Today, the network consists of around 100 European ports within the European Sea Ports Organisation (ESPO).
Participating ports complete a Self Diagnosis Method by filling in a checklist of more than 250 questions. This enables the port to assess its environmental management program against the benchmark based on EcoPorts members’ performance and international standards. Each participating port can see its performance and assess improvement in a fully confidential way since individual data is not published. At the same time, ESPO is able to provide aggregated data, an at-a-glance summary of the environmental management performance of its member ports.
The second EcoPorts’ tool, the Port Environmental Review System (PERS), is claimed to be the only port sector specific environmental management standard. Although there is plenty of guidance available on general environmental management, the often highly specialized nature of the environmental challenges in the port area that port authorities face, means that a “custom-made” approach is absolutely vital, says Sotiris Raptis, Senior Policy Advisor for Environment & Safety and EcoPorts Coordinator.
While incorporating the main generic requirements of recognized environmental management standards, PERS, which is independently certified by Lloyd’s Register, is adapted to deliver effective port environmental management. “PERS is really the flagship product of EcoPorts with 25 ports being currently PERS certified,” says Raptis.

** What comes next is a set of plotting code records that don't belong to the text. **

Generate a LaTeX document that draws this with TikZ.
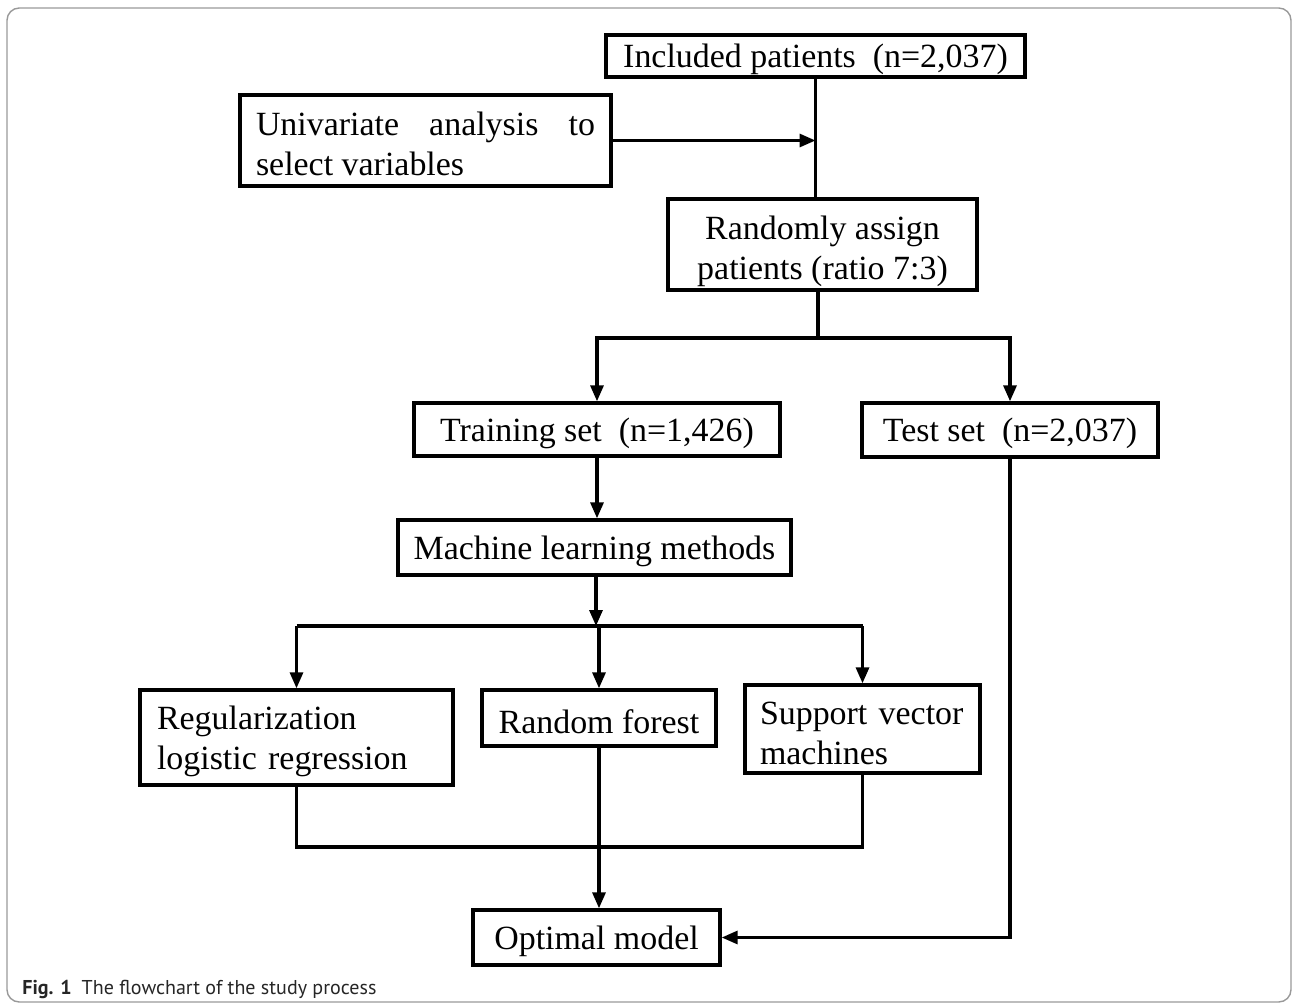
\documentclass[tikz,border=0pt]{standalone}
\usepackage{fontspec}
\setmainfont{Liberation Serif}
\newfontfamily\capfont{PT Sans}
\usetikzlibrary{arrows.meta}
\usetikzlibrary{positioning}

\begin{document}
\begin{tikzpicture}[
    box/.style={draw, line width=1.9pt, inner sep=0pt, align=center,
                font=\fontsize{19.3}{22.8}\selectfont,
                execute at begin node={\rule{0pt}{17.5pt}}},
    leftbox/.style={box, inner xsep=0.3cm, align=left},
    >={Triangle[length=3.2mm, width=2.6mm]}
]
\useasboundingbox (0,0) rectangle (25.84,-20.16);

% --- Outer frame ---
\draw[gray!80, line width=0.8pt, rounded corners=7pt] (0.14,-0.16) rectangle (25.82,-20.04);

% --- Boxes ---
\node[box, minimum width=8.38cm, minimum height=0.84cm] (incl) at (16.31,-1.12) {Included patients~ (n=2,037)};
\node[box, inner xsep=0.32cm, text width=6.78cm, align=justify, minimum height=1.82cm] (univ) at (8.51,-2.81)
    {\hyphenpenalty=10000 Univariate analysis to\linebreak select variables};
\node[box, minimum width=6.18cm, minimum height=1.82cm] (rand) at (16.45,-4.89)
    {\rule{0pt}{21pt}Randomly assign\\patients (ratio 7:3)};
\node[box, minimum width=7.32cm, minimum height=1.06cm] (train) at (11.94,-8.59) {Training set~ (n=1,426)};
\node[box, minimum width=5.92cm, minimum height=1.08cm] (test) at (20.2,-8.6) {Test set~ (n=2,037)};
\node[box, minimum width=7.86cm, minimum height=1.10cm] (ml) at (11.89,-10.95) {Machine learning methods};
\node[leftbox, inner xsep=0.34cm, text width=5.58cm, minimum height=1.90cm] (reg) at (5.93,-14.75) {Regularization\\logistic regression};
\node[box, minimum width=4.68cm, minimum height=1.12cm] (rf) at (11.98,-14.36) {Random forest};
\node[leftbox, inner xsep=0.3cm, text width=4.1cm, minimum height=1.76cm] (svm) at (17.25,-14.58) {Support vector\\machines};
\node[box, minimum width=4.94cm, minimum height=1.10cm] (opt) at (11.93,-18.75) {Optimal model};

% --- Junction points ---
\coordinate (split) at (16.36,-6.76);
\coordinate (bar) at (11.92,-12.52);
\coordinate (merge) at (11.94,-16.94);

% --- Connectors ---
\begin{scope}[line width=1.8pt]
\draw (incl.south) -- (incl.south |- rand.north);
\draw[->] (univ.east) -- (univ.east -| incl.south);
\draw (rand.south -| split) -- (split);
\draw[->] (split) -| (train.north);
\draw[->] (split) -| (test.north);
\draw[->] (train.south) -- (train.south |- ml.north);
\draw[->] (ml.south -| bar) -- (bar);
\draw (reg.north |- bar) -- (svm.north |- bar);
\foreach \n in {reg,rf,svm}
    \draw[->] (\n.north |- bar) -- (\n.north);
\draw (reg.south) -- (reg.south |- merge) -- (svm.south |- merge) -- (svm.south);
\draw[->] (rf.south) -- (rf.south |- opt.north);
\draw[->] (test.south) |- (opt.east);
\end{scope}

% --- Caption ---
\node[anchor=base west, inner sep=0pt, font=\capfont\fontsize{11.4}{13}\selectfont, text=black!85] (cap) at (0.44,-19.88)
    {\textbf{Fig. 1}\hspace{0.5em}The flowchart of the study process};

\end{tikzpicture}
\end{document}
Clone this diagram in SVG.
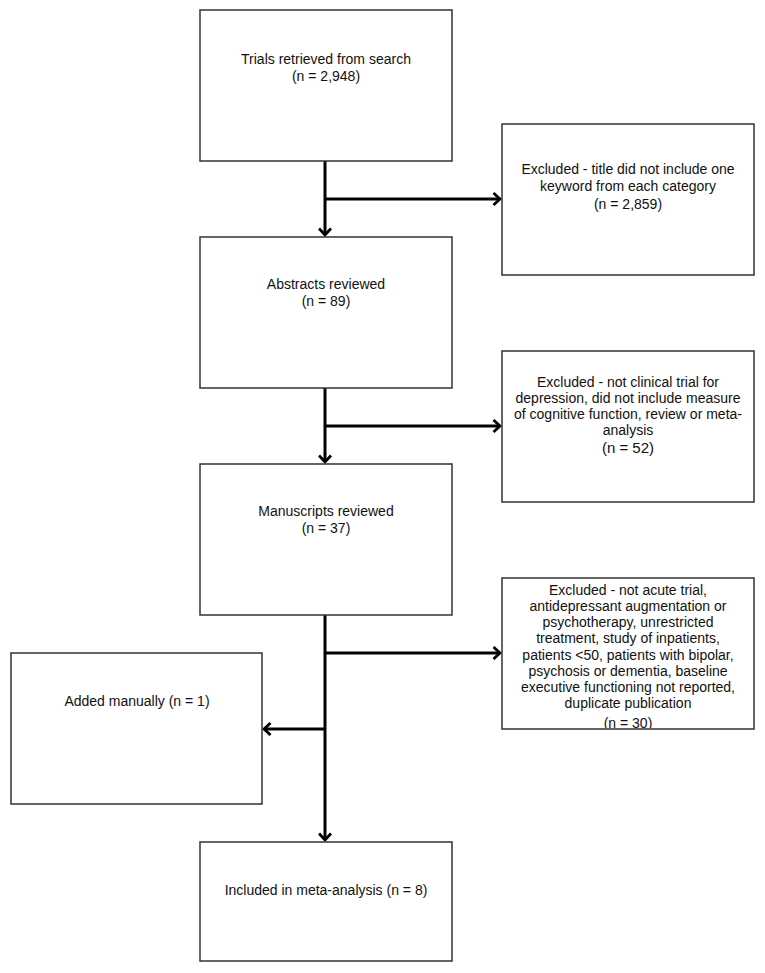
<svg xmlns="http://www.w3.org/2000/svg" width="765" height="973" viewBox="0 0 765 973">
<style>
.box{fill:#fff;stroke:#333;stroke-width:1.5}
.t{font-family:"Liberation Sans",Arial,sans-serif;font-size:14px;fill:#111;text-anchor:middle}
.c{fill:none;stroke:#000;stroke-width:3}
</style>
<defs>
<marker id="ah" markerWidth="12" markerHeight="14" refX="8" refY="7" orient="auto" markerUnits="userSpaceOnUse" viewBox="0 0 12 14">
<path d="M1.5,1 L8,7 L1.5,13" fill="none" stroke="#000" stroke-width="2.8"/>
</marker>
<clipPath id="cl3"><rect x="502" y="578" width="252" height="150"/></clipPath>
</defs>
<rect width="765" height="973" fill="#fff"/>
<g id="connectors">
<path class="c" d="M325,161 V235" marker-end="url(#ah)"/>
<path class="c" d="M325,199 H500" marker-end="url(#ah)"/>
<path class="c" d="M325,388 V462" marker-end="url(#ah)"/>
<path class="c" d="M325,426 H500" marker-end="url(#ah)"/>
<path class="c" d="M325,615 V840" marker-end="url(#ah)"/>
<path class="c" d="M325,653 H500" marker-end="url(#ah)"/>
<path class="c" d="M325,729 H264" marker-end="url(#ah)"/>
</g>
<g id="trials">
<rect class="box" x="200" y="10" width="252" height="151"/>
<text class="t" x="326" y="64">Trials retrieved from search</text>
<text class="t" x="326" y="81">(n = 2,948)</text>
</g>
<g id="excluded1">
<rect class="box" x="502" y="124" width="252" height="151"/>
<text class="t" x="628" y="174">Excluded - title did not include one</text>
<text class="t" x="628" y="191">keyword from each category</text>
<text class="t" x="628" y="209">(n = 2,859)</text>
</g>
<g id="abstracts">
<rect class="box" x="200" y="237" width="252" height="151"/>
<text class="t" x="326" y="289">Abstracts reviewed</text>
<text class="t" x="326" y="306">(n = 89)</text>
</g>
<g id="excluded2">
<rect class="box" x="502" y="351" width="252" height="151"/>
<text class="t" x="628" y="387">Excluded - not clinical trial for</text>
<text class="t" x="628" y="403">depression, did not include measure</text>
<text class="t" x="628" y="419">of cognitive function, review or meta-</text>
<text class="t" x="628" y="435">analysis</text>
<text class="t" x="628" y="453" style="font-size:15px">(n = 52)</text>
</g>
<g id="manuscripts">
<rect class="box" x="200" y="464" width="252" height="151"/>
<text class="t" x="326" y="516">Manuscripts reviewed</text>
<text class="t" x="326" y="533">(n = 37)</text>
</g>
<g id="excluded3">
<rect class="box" x="502" y="578" width="252" height="151"/>
<g clip-path="url(#cl3)">
<text class="t" x="628" y="595">Excluded - not acute trial,</text>
<text class="t" x="628" y="611">antidepressant augmentation or</text>
<text class="t" x="628" y="627">psychotherapy, unrestricted</text>
<text class="t" x="628" y="643">treatment, study of inpatients,</text>
<text class="t" x="628" y="660">patients &lt;50, patients with bipolar,</text>
<text class="t" x="628" y="676">psychosis or dementia, baseline</text>
<text class="t" x="628" y="692">executive functioning not reported,</text>
<text class="t" x="628" y="708">duplicate publication</text>
<text class="t" x="628" y="728">(n = 30)</text>
</g>
</g>
<g id="added">
<rect class="box" x="11" y="653" width="251" height="151"/>
<text class="t" x="137" y="706">Added manually (n = 1)</text>
</g>
<g id="included">
<rect class="box" x="200" y="842" width="252" height="119"/>
<text class="t" x="326" y="895">Included in meta-analysis (n = 8)</text>
</g>
</svg>
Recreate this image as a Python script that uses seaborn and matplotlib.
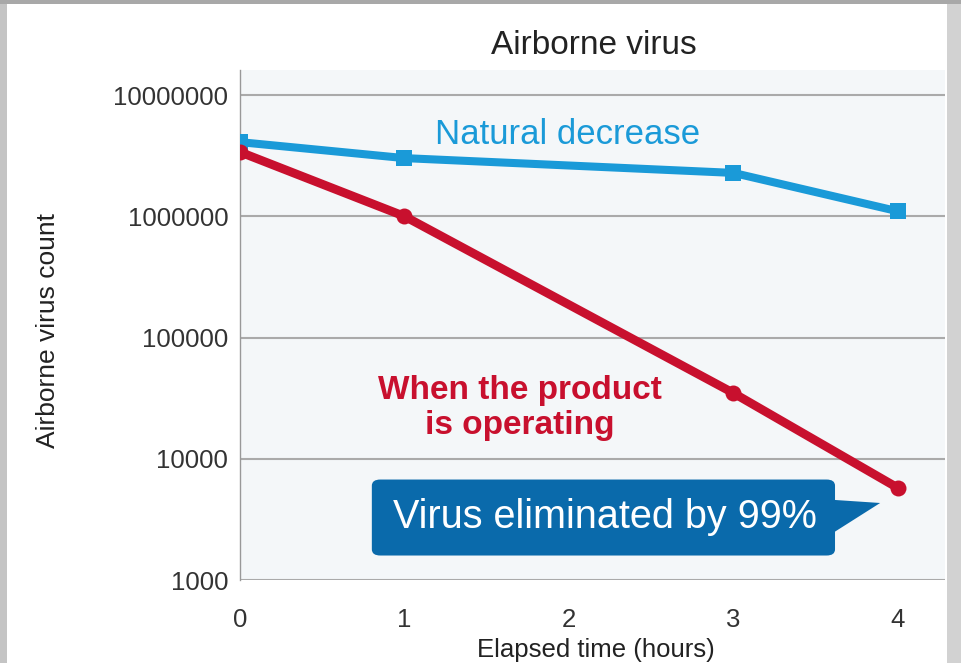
import matplotlib
matplotlib.use("Agg")
import matplotlib.pyplot as plt
import seaborn as sns
import pandas as pd
from matplotlib.patches import FancyBboxPatch, Polygon, Rectangle

hours = [0, 1, 3, 4]
natural = [4.09e6, 3.02e6, 2.28e6, 1.10e6]
product = [3.39e6, 1.0e6, 3.48e4, 5.74e3]
yticks = [1000, 10000, 100000, 1000000, 10000000]
ytick_labels = ["1000", "10000", "100000", "1000000", "10000000"]
xticks = [0, 1, 2, 3, 4]

sns.set_theme(style="white")
plt.rcParams['font.family'] = ['Liberation Sans', 'DejaVu Sans']

df = pd.DataFrame({
    "hours": hours * 2,
    "count": natural + product,
    "series": ["Natural decrease"] * len(hours) + ["When the product is operating"] * len(hours),
})

blue = "#1a9ad8"
red = "#c8102e"

fig = plt.figure(figsize=(9.61, 6.63), dpi=100)
fig.patch.set_facecolor("white")
ax = fig.add_axes([240/961, 83/663, 705/961, 510/663])
ax.set_facecolor("#f4f7f9")

sub_n = df[df.series == "Natural decrease"]
sub_p = df[df.series != "Natural decrease"]
sns.lineplot(data=sub_n, x="hours", y="count", ax=ax, color=blue, lw=5.8,
             marker="s", markersize=12, markeredgewidth=0, zorder=4, legend=False)
sns.lineplot(data=sub_p, x="hours", y="count", ax=ax, color=red, lw=6.3,
             marker="o", markersize=11.5, markeredgewidth=0, zorder=5, legend=False)

ax.set_yscale("log")
ax.set_ylim(1000, 1.61e7)
ax.set_xlim(0, 4.286)
ax.set_yticks(yticks)
ax.set_yticklabels(ytick_labels)
ax.minorticks_off()
ax.set_xticks(xticks)
ax.set_xticklabels([str(x) for x in xticks])
ax.tick_params(axis="y", length=0, pad=8.5, labelsize=18.5, labelcolor="#333333")
ax.tick_params(axis="x", length=0, pad=20, labelsize=18.5, labelcolor="#333333")
ax.set_xlabel("")
ax.set_ylabel("")
for y in yticks:
    ax.axhline(y, color="#aaaaaa", lw=1.5, zorder=1)
for s in ["top", "right", "bottom"]:
    ax.spines[s].set_visible(False)
ax.spines["left"].set_color("#999999")
ax.spines["left"].set_linewidth(1.0)
ax.spines["left"].set_zorder(3)

ax.text(0.464, 0.874, "Natural decrease", transform=ax.transAxes, ha="center",
        va="center", color=blue, fontsize=25)
ax.text(0.397, 0.337, "When the product\nis operating", transform=ax.transAxes,
        ha="center", va="center", color=red, fontsize=24, fontweight="bold",
        linespacing=1.15)

box_color = "#0a6aab"
box = FancyBboxPatch((0.187, 0.048), 0.657, 0.149, transform=ax.transAxes,
                     boxstyle="round,pad=0,rounding_size=0.012",
                     facecolor=box_color, edgecolor="none", zorder=6)
ax.add_patch(box)
tri = Polygon([(0.843, 0.157), (0.908, 0.151), (0.843, 0.094)], closed=True,
              transform=ax.transAxes, facecolor=box_color, edgecolor="none", zorder=6)
ax.add_patch(tri)
ax.text(0.518, 0.123, "Virus eliminated by 99%", transform=ax.transAxes,
        ha="center", va="center", color="white", fontsize=28.5, zorder=7)

fig.text(594/961, (663-45)/663, "Airborne virus", ha="center", va="center",
         fontsize=24, color="#222222")
fig.text(48/961, (663-331)/663, "Airborne virus count", ha="center", va="center",
         rotation=90, fontsize=19, color="#222222")
fig.text(596/961, (663-650)/663, "Elapsed time (hours)", ha="center", va="center",
         fontsize=18.5, color="#222222")

# screenshot frame
fig.patches.append(Rectangle((0, 0), 7/961, 1, transform=fig.transFigure,
                             facecolor="#c4c4c4", edgecolor="none", zorder=10))
fig.patches.append(Rectangle((1 - 14/961, 0), 14/961, 1, transform=fig.transFigure,
                             facecolor="#d2d2d2", edgecolor="none", zorder=10))
fig.patches.append(Rectangle((0, 1 - 4/663), 1, 4/663, transform=fig.transFigure,
                             facecolor="#a8a8a8", edgecolor="none", zorder=10))

fig.savefig("out.png", dpi=100)
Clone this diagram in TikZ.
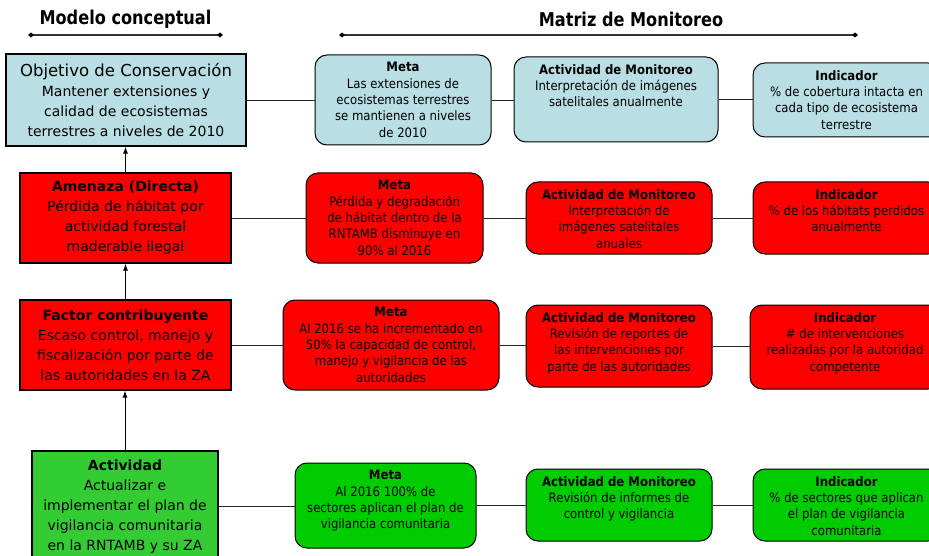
\documentclass[tikz,border=0pt]{standalone}
\usepackage{fontspec}
\setmainfont{DejaVu Sans}
\newfontfamily\condf{DejaVu Sans}[FakeStretch=0.9]
\newfontfamily\hdrf{DejaVu Sans}[FakeStretch=0.85]
\usetikzlibrary{arrows.meta}
\definecolor{lblue}{HTML}{B9DFE4}
\definecolor{myred}{HTML}{FF0000}
\definecolor{lgreen}{HTML}{33CC33}
\definecolor{rgreen}{HTML}{00CC00}
\tikzset{
  rbx/.style={draw=black, line width=1pt, rounded corners=12pt, inner sep=0pt},
  lbx/.style={draw=black, line width=1.2pt, inner sep=0pt, align=center, font=\fontsize{14}{20}\selectfont},
  link/.style={draw=black!85, line width=0.9pt},
  uparrow/.style={draw=black, line width=1pt, -{Latex[length=7pt,width=5pt]}},
  hdr/.style={font=\hdrf\bfseries\fontsize{19}{20}\selectfont, inner sep=0pt},
  hline/.style={draw=black!80, line width=1.2pt, {Diamond[length=6pt,width=5pt,black]}-{Diamond[length=6pt,width=5pt,black]}}
}
\newcommand\rbox[7]{%
  \pgfmathsetlengthmacro\rbw{#5-#3}%
  \pgfmathsetlengthmacro\rbh{#6-#4}%
  \node[rbx, fill=#2, minimum width=\rbw, minimum height=\rbh] (#1) at ({(#3+#5)/2},{(#4+#6)/2})
    {\parbox[c][\rbh][t]{\rbw}{\vspace*{7.5pt}\centering\condf\fontsize{13}{16.3}\selectfont #7}};%
}
\newcommand\lbox[7]{%
  \pgfmathsetlengthmacro\rbw{#5-#3}%
  \pgfmathsetlengthmacro\rbh{#6-#4}%
  \node[lbx, fill=#2, minimum width=\rbw, minimum height=\rbh] (#1) at ({(#3+#5)/2},{(#4+#6)/2}) {#7};%
}
\begin{document}
\begin{tikzpicture}[x=1pt,y=-1pt]
\useasboundingbox (0,0) rectangle (929,556);
\clip (0,0) rectangle (929,556);
\fill[white] (0,0) rectangle (929,556);

% headers
\node[hdr] (h1) at (125.5,19.5) {Modelo conceptual};
\node[hdr] (h2) at (631,19.5) {Matriz de Monitoreo};
\coordinate (h1a) at (28,35);
\coordinate (h1b) at (223,35);
\coordinate (h2a) at (339,35);
\coordinate (h2b) at (858,35);
\draw[hline] (h1a) -- (h1b);
\draw[hline] (h2a) -- (h2b);

% left column
\lbox{b1}{lblue}{6}{54}{246}{146}{{\fontsize{16.5}{20}\selectfont Objetivo de Conservación}\\Mantener extensiones y\\calidad de ecosistemas\\terrestres a niveles de 2010}
\lbox{b2}{myred}{20}{173}{231}{263}{\textbf{Amenaza (Directa)}\\Pérdida de hábitat por\\actividad forestal\\maderable ilegal}
\lbox{b3}{myred}{20}{300}{231}{390}{\textbf{Factor contribuyente}\\Escaso control, manejo y\\fiscalización por parte de\\las autoridades en la ZA}
\lbox{b4}{lgreen}{32}{451}{218}{562}{\textbf{Actividad}\\Actualizar e\\implementar el plan de\\vigilancia comunitaria\\en la RNTAMB y su ZA}

% row 1
\rbox{m1}{lblue}{315}{55}{491}{145}{\textbf{Meta}\\Las extensiones de\\ecosistemas terrestres\\se mantienen a niveles\\de 2010}
\rbox{a1}{lblue}{514}{57}{718}{142}{\textbf{Actividad de Monitoreo}\\Interpretación de imágenes\\satelitales anualmente}
\rbox{i1}{lblue}{753}{63}{940}{137}{\textbf{Indicador}\\\% de cobertura intacta en\\cada tipo de ecosistema\\terrestre}
% row 2
\rbox{m2}{myred}{306}{173}{483}{263}{\textbf{Meta}\\Pérdida y degradación\\de hábitat dentro de la\\RNTAMB disminuye en\\90\% al 2016}
\rbox{a2}{myred}{526}{182}{712}{254}{\textbf{Actividad de Monitoreo}\\Interpretación de\\imágenes satelitales\\anuales}
\rbox{i2}{myred}{753}{182}{940}{254}{\textbf{Indicador}\\\% de los hábitats perdidos\\anualmente}
% row 3
\rbox{m3}{myred}{283}{300}{499}{390}{\textbf{Meta}\\Al 2016 se ha incrementado en\\50\% la capacidad de control,\\manejo y vigilancia de las\\autoridades}
\rbox{a3}{myred}{526}{305}{712}{387}{\textbf{Actividad de Monitoreo}\\Revisión de reportes de\\las intervenciones por\\parte de las autoridades}
\rbox{i3}{myred}{750}{305}{940}{389}{\textbf{Indicador}\\\# de intervenciones\\realizadas por la autoridad\\competente}
% row 4
\rbox{m4}{rgreen}{295}{463}{476}{548}{\textbf{Meta}\\Al 2016 100\% de\\sectores aplican el plan de\\vigilancia comunitaria}
\rbox{a4}{rgreen}{526}{469}{712}{541}{\textbf{Actividad de Monitoreo}\\Revisión de informes de\\control y vigilancia}
\rbox{i4}{rgreen}{753}{469}{940}{541}{\textbf{Indicador}\\\% de sectores que aplican\\el plan de vigilancia\\comunitaria}

% vertical arrows
\draw[uparrow] (b2.north) -- (b2.north |- b1.south);
\draw[uparrow] (b3.north) -- (b3.north |- b2.south);
\draw[uparrow] (b4.north) -- (b4.north |- b3.south);

% horizontal links
\draw[link] (b1.east) -- (b1.east -| m1.west);
\draw[link] (m1.east) -- (m1.east -| a1.west);
\draw[link] (a1.east) -- (a1.east -| i1.west);
\draw[link] (b2.east) -- (b2.east -| m2.west);
\draw[link] (m2.east) -- (m2.east -| a2.west);
\draw[link] (a2.east) -- (a2.east -| i2.west);
\draw[link] (b3.east) -- (b3.east -| m3.west);
\draw[link] (m3.east) -- (m3.east -| a3.west);
\draw[link] (a3.east) -- (a3.east -| i3.west);
\draw[link] (b4.east) -- (b4.east -| m4.west);
\draw[link] (m4.east) -- (m4.east -| a4.west);
\draw[link] (a4.east) -- (a4.east -| i4.west);
\end{tikzpicture}
\end{document}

“EcoPorts helps European ports be at the frontline taking initiatives to protect the environment, improve public health and address the challenges of climate change. Air pollution and energy efficiency are already ports’ top two environmental priorities, and in that sense EcoPorts’ services have significantly contributed towards the sustainable management and development of port operations.”
Raptis says the latest Self Diagnosis Method includes indicators on shore power, LNG and green charging. Both the Self Diagnosis Method and PERS are now listed as a source of good international industry practices by the World Bank.
Ports, coastal cities and their local communities are amongst the most vulnerable to extreme weather conditions resulting from global warming. At the same time, air quality is a top priority with 90 percent of European ports being close to urban areas. “Over the course of the last 14 months, we welcomed two tremendous developments in environmental protection; the adoption of the Paris Agreement and the introduction of the global 0.5 percent sulfur cap on marine fuels in 2020,” says Raptis.
“Developed and developing countries agreed to take immediate action to address the global threat of climate change and keep the increase of global temperature below two degrees, while IMO’s new measure is expected to bring enormous environmental and public health benefits.
“We are celebrating 20 years of EcoPorts aiming to strengthen the network and assist more European ports in being at the frontline taking initiatives to protect the environment, improve public health and address the challenges of climate change.”